DATA LINES:

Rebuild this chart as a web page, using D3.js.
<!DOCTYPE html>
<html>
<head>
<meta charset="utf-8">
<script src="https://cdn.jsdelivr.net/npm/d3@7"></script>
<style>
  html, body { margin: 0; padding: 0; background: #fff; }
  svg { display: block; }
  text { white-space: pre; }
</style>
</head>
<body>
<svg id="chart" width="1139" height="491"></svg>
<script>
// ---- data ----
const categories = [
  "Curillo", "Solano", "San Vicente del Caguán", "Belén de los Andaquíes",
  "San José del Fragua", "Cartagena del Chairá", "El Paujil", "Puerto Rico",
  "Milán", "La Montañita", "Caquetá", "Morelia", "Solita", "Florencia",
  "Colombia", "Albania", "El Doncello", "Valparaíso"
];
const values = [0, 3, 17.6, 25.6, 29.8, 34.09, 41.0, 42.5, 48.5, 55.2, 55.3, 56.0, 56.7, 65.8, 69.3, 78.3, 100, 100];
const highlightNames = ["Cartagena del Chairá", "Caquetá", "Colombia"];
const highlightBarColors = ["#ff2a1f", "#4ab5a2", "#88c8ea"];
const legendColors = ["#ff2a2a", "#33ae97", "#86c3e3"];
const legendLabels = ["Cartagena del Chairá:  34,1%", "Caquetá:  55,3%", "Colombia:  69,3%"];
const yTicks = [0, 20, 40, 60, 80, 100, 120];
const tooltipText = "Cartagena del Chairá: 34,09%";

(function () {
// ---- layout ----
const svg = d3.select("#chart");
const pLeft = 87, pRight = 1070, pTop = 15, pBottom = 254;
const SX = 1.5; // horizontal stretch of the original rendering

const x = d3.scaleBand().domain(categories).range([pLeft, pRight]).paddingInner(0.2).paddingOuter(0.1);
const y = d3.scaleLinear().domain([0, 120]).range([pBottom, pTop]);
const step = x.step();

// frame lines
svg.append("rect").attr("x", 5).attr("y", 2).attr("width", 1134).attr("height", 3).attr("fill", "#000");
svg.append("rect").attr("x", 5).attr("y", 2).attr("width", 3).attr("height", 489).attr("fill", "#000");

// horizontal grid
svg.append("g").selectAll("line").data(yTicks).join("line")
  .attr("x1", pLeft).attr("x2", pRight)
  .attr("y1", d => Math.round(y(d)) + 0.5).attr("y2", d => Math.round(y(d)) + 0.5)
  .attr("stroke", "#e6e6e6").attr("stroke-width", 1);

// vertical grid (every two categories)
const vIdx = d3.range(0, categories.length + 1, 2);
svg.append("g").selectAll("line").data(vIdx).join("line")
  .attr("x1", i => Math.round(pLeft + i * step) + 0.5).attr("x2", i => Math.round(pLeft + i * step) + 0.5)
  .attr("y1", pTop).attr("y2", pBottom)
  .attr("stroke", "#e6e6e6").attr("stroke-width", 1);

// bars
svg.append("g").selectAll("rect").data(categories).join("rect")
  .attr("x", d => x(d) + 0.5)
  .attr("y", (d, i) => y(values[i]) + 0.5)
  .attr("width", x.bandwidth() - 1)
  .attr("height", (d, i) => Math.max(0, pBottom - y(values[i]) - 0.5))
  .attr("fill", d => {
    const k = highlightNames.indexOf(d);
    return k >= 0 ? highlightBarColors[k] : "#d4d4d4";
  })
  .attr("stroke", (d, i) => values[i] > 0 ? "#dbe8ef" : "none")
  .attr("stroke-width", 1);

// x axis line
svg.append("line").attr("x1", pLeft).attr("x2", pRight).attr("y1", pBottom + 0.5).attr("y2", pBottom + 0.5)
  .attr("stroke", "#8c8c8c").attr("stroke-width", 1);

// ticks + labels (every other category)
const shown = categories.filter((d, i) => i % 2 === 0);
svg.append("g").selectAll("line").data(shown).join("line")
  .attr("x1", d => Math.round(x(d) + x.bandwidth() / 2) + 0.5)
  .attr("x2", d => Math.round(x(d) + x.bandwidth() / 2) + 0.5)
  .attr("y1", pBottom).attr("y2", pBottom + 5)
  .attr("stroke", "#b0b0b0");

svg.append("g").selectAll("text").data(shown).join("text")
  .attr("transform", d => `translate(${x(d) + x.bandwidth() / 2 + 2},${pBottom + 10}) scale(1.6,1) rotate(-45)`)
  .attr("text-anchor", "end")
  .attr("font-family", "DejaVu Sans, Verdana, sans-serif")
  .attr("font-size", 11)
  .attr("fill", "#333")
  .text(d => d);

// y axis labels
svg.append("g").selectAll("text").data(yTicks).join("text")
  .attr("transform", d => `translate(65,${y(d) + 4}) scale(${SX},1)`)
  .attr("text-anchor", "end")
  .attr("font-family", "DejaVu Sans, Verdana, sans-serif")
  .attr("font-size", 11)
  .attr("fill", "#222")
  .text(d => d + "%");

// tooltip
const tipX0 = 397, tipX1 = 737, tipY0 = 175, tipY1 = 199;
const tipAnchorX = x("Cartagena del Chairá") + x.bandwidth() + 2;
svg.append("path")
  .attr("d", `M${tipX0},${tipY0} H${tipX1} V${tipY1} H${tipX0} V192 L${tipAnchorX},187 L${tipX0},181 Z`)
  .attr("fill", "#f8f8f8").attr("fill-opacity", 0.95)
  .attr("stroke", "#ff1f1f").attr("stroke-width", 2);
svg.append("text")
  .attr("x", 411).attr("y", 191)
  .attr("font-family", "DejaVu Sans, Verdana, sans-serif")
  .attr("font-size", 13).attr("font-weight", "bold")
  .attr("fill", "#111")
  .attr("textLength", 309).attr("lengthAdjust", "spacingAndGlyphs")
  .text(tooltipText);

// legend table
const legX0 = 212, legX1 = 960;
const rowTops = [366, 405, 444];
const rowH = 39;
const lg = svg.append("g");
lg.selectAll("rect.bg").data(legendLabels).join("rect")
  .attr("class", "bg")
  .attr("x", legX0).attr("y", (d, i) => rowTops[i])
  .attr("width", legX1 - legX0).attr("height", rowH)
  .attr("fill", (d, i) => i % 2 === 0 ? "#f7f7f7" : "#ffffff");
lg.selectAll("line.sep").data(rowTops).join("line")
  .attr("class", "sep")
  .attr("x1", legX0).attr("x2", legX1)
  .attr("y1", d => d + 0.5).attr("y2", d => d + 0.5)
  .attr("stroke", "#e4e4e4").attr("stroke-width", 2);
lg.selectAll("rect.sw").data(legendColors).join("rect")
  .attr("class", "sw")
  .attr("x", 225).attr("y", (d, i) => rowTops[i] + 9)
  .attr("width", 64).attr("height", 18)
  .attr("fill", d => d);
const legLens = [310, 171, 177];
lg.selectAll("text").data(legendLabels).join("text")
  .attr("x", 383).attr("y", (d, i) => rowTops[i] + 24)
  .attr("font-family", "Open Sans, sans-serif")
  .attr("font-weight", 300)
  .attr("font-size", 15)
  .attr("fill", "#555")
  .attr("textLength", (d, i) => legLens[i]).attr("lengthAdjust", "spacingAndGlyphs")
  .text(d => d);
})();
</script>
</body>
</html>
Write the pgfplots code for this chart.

EXERCISE DIRECTIONS: Write out the records above again, keeping each one identical to the original.

FINISHED EXERCISE:
Rebuild this chart as a web page, using D3.js.
<!DOCTYPE html>
<html>
<head>
<meta charset="utf-8">
<script src="https://cdn.jsdelivr.net/npm/d3@7"></script>
<style>
  html, body { margin: 0; padding: 0; background: #fff; }
  svg { display: block; }
  text { white-space: pre; }
</style>
</head>
<body>
<svg id="chart" width="1139" height="491"></svg>
<script>
// ---- data ----
const categories = [
  "Curillo", "Solano", "San Vicente del Caguán", "Belén de los Andaquíes",
  "San José del Fragua", "Cartagena del Chairá", "El Paujil", "Puerto Rico",
  "Milán", "La Montañita", "Caquetá", "Morelia", "Solita", "Florencia",
  "Colombia", "Albania", "El Doncello", "Valparaíso"
];
const values = [0, 3, 17.6, 25.6, 29.8, 34.09, 41.0, 42.5, 48.5, 55.2, 55.3, 56.0, 56.7, 65.8, 69.3, 78.3, 100, 100];
const highlightNames = ["Cartagena del Chairá", "Caquetá", "Colombia"];
const highlightBarColors = ["#ff2a1f", "#4ab5a2", "#88c8ea"];
const legendColors = ["#ff2a2a", "#33ae97", "#86c3e3"];
const legendLabels = ["Cartagena del Chairá:  34,1%", "Caquetá:  55,3%", "Colombia:  69,3%"];
const yTicks = [0, 20, 40, 60, 80, 100, 120];
const tooltipText = "Cartagena del Chairá: 34,09%";

(function () {
// ---- layout ----
const svg = d3.select("#chart");
const pLeft = 87, pRight = 1070, pTop = 15, pBottom = 254;
const SX = 1.5; // horizontal stretch of the original rendering

const x = d3.scaleBand().domain(categories).range([pLeft, pRight]).paddingInner(0.2).paddingOuter(0.1);
const y = d3.scaleLinear().domain([0, 120]).range([pBottom, pTop]);
const step = x.step();

// frame lines
svg.append("rect").attr("x", 5).attr("y", 2).attr("width", 1134).attr("height", 3).attr("fill", "#000");
svg.append("rect").attr("x", 5).attr("y", 2).attr("width", 3).attr("height", 489).attr("fill", "#000");

// horizontal grid
svg.append("g").selectAll("line").data(yTicks).join("line")
  .attr("x1", pLeft).attr("x2", pRight)
  .attr("y1", d => Math.round(y(d)) + 0.5).attr("y2", d => Math.round(y(d)) + 0.5)
  .attr("stroke", "#e6e6e6").attr("stroke-width", 1);

// vertical grid (every two categories)
const vIdx = d3.range(0, categories.length + 1, 2);
svg.append("g").selectAll("line").data(vIdx).join("line")
  .attr("x1", i => Math.round(pLeft + i * step) + 0.5).attr("x2", i => Math.round(pLeft + i * step) + 0.5)
  .attr("y1", pTop).attr("y2", pBottom)
  .attr("stroke", "#e6e6e6").attr("stroke-width", 1);

// bars
svg.append("g").selectAll("rect").data(categories).join("rect")
  .attr("x", d => x(d) + 0.5)
  .attr("y", (d, i) => y(values[i]) + 0.5)
  .attr("width", x.bandwidth() - 1)
  .attr("height", (d, i) => Math.max(0, pBottom - y(values[i]) - 0.5))
  .attr("fill", d => {
    const k = highlightNames.indexOf(d);
    return k >= 0 ? highlightBarColors[k] : "#d4d4d4";
  })
  .attr("stroke", (d, i) => values[i] > 0 ? "#dbe8ef" : "none")
  .attr("stroke-width", 1);

// x axis line
svg.append("line").attr("x1", pLeft).attr("x2", pRight).attr("y1", pBottom + 0.5).attr("y2", pBottom + 0.5)
  .attr("stroke", "#8c8c8c").attr("stroke-width", 1);

// ticks + labels (every other category)
const shown = categories.filter((d, i) => i % 2 === 0);
svg.append("g").selectAll("line").data(shown).join("line")
  .attr("x1", d => Math.round(x(d) + x.bandwidth() / 2) + 0.5)
  .attr("x2", d => Math.round(x(d) + x.bandwidth() / 2) + 0.5)
  .attr("y1", pBottom).attr("y2", pBottom + 5)
  .attr("stroke", "#b0b0b0");

svg.append("g").selectAll("text").data(shown).join("text")
  .attr("transform", d => `translate(${x(d) + x.bandwidth() / 2 + 2},${pBottom + 10}) scale(1.6,1) rotate(-45)`)
  .attr("text-anchor", "end")
  .attr("font-family", "DejaVu Sans, Verdana, sans-serif")
  .attr("font-size", 11)
  .attr("fill", "#333")
  .text(d => d);

// y axis labels
svg.append("g").selectAll("text").data(yTicks).join("text")
  .attr("transform", d => `translate(65,${y(d) + 4}) scale(${SX},1)`)
  .attr("text-anchor", "end")
  .attr("font-family", "DejaVu Sans, Verdana, sans-serif")
  .attr("font-size", 11)
  .attr("fill", "#222")
  .text(d => d + "%");

// tooltip
const tipX0 = 397, tipX1 = 737, tipY0 = 175, tipY1 = 199;
const tipAnchorX = x("Cartagena del Chairá") + x.bandwidth() + 2;
svg.append("path")
  .attr("d", `M${tipX0},${tipY0} H${tipX1} V${tipY1} H${tipX0} V192 L${tipAnchorX},187 L${tipX0},181 Z`)
  .attr("fill", "#f8f8f8").attr("fill-opacity", 0.95)
  .attr("stroke", "#ff1f1f").attr("stroke-width", 2);
svg.append("text")
  .attr("x", 411).attr("y", 191)
  .attr("font-family", "DejaVu Sans, Verdana, sans-serif")
  .attr("font-size", 13).attr("font-weight", "bold")
  .attr("fill", "#111")
  .attr("textLength", 309).attr("lengthAdjust", "spacingAndGlyphs")
  .text(tooltipText);

// legend table
const legX0 = 212, legX1 = 960;
const rowTops = [366, 405, 444];
const rowH = 39;
const lg = svg.append("g");
lg.selectAll("rect.bg").data(legendLabels).join("rect")
  .attr("class", "bg")
  .attr("x", legX0).attr("y", (d, i) => rowTops[i])
  .attr("width", legX1 - legX0).attr("height", rowH)
  .attr("fill", (d, i) => i % 2 === 0 ? "#f7f7f7" : "#ffffff");
lg.selectAll("line.sep").data(rowTops).join("line")
  .attr("class", "sep")
  .attr("x1", legX0).attr("x2", legX1)
  .attr("y1", d => d + 0.5).attr("y2", d => d + 0.5)
  .attr("stroke", "#e4e4e4").attr("stroke-width", 2);
lg.selectAll("rect.sw").data(legendColors).join("rect")
  .attr("class", "sw")
  .attr("x", 225).attr("y", (d, i) => rowTops[i] + 9)
  .attr("width", 64).attr("height", 18)
  .attr("fill", d => d);
const legLens = [310, 171, 177];
lg.selectAll("text").data(legendLabels).join("text")
  .attr("x", 383).attr("y", (d, i) => rowTops[i] + 24)
  .attr("font-family", "Open Sans, sans-serif")
  .attr("font-weight", 300)
  .attr("font-size", 15)
  .attr("fill", "#555")
  .attr("textLength", (d, i) => legLens[i]).attr("lengthAdjust", "spacingAndGlyphs")
  .text(d => d);
})();
</script>
</body>
</html>
Write the pgfplots code for this chart.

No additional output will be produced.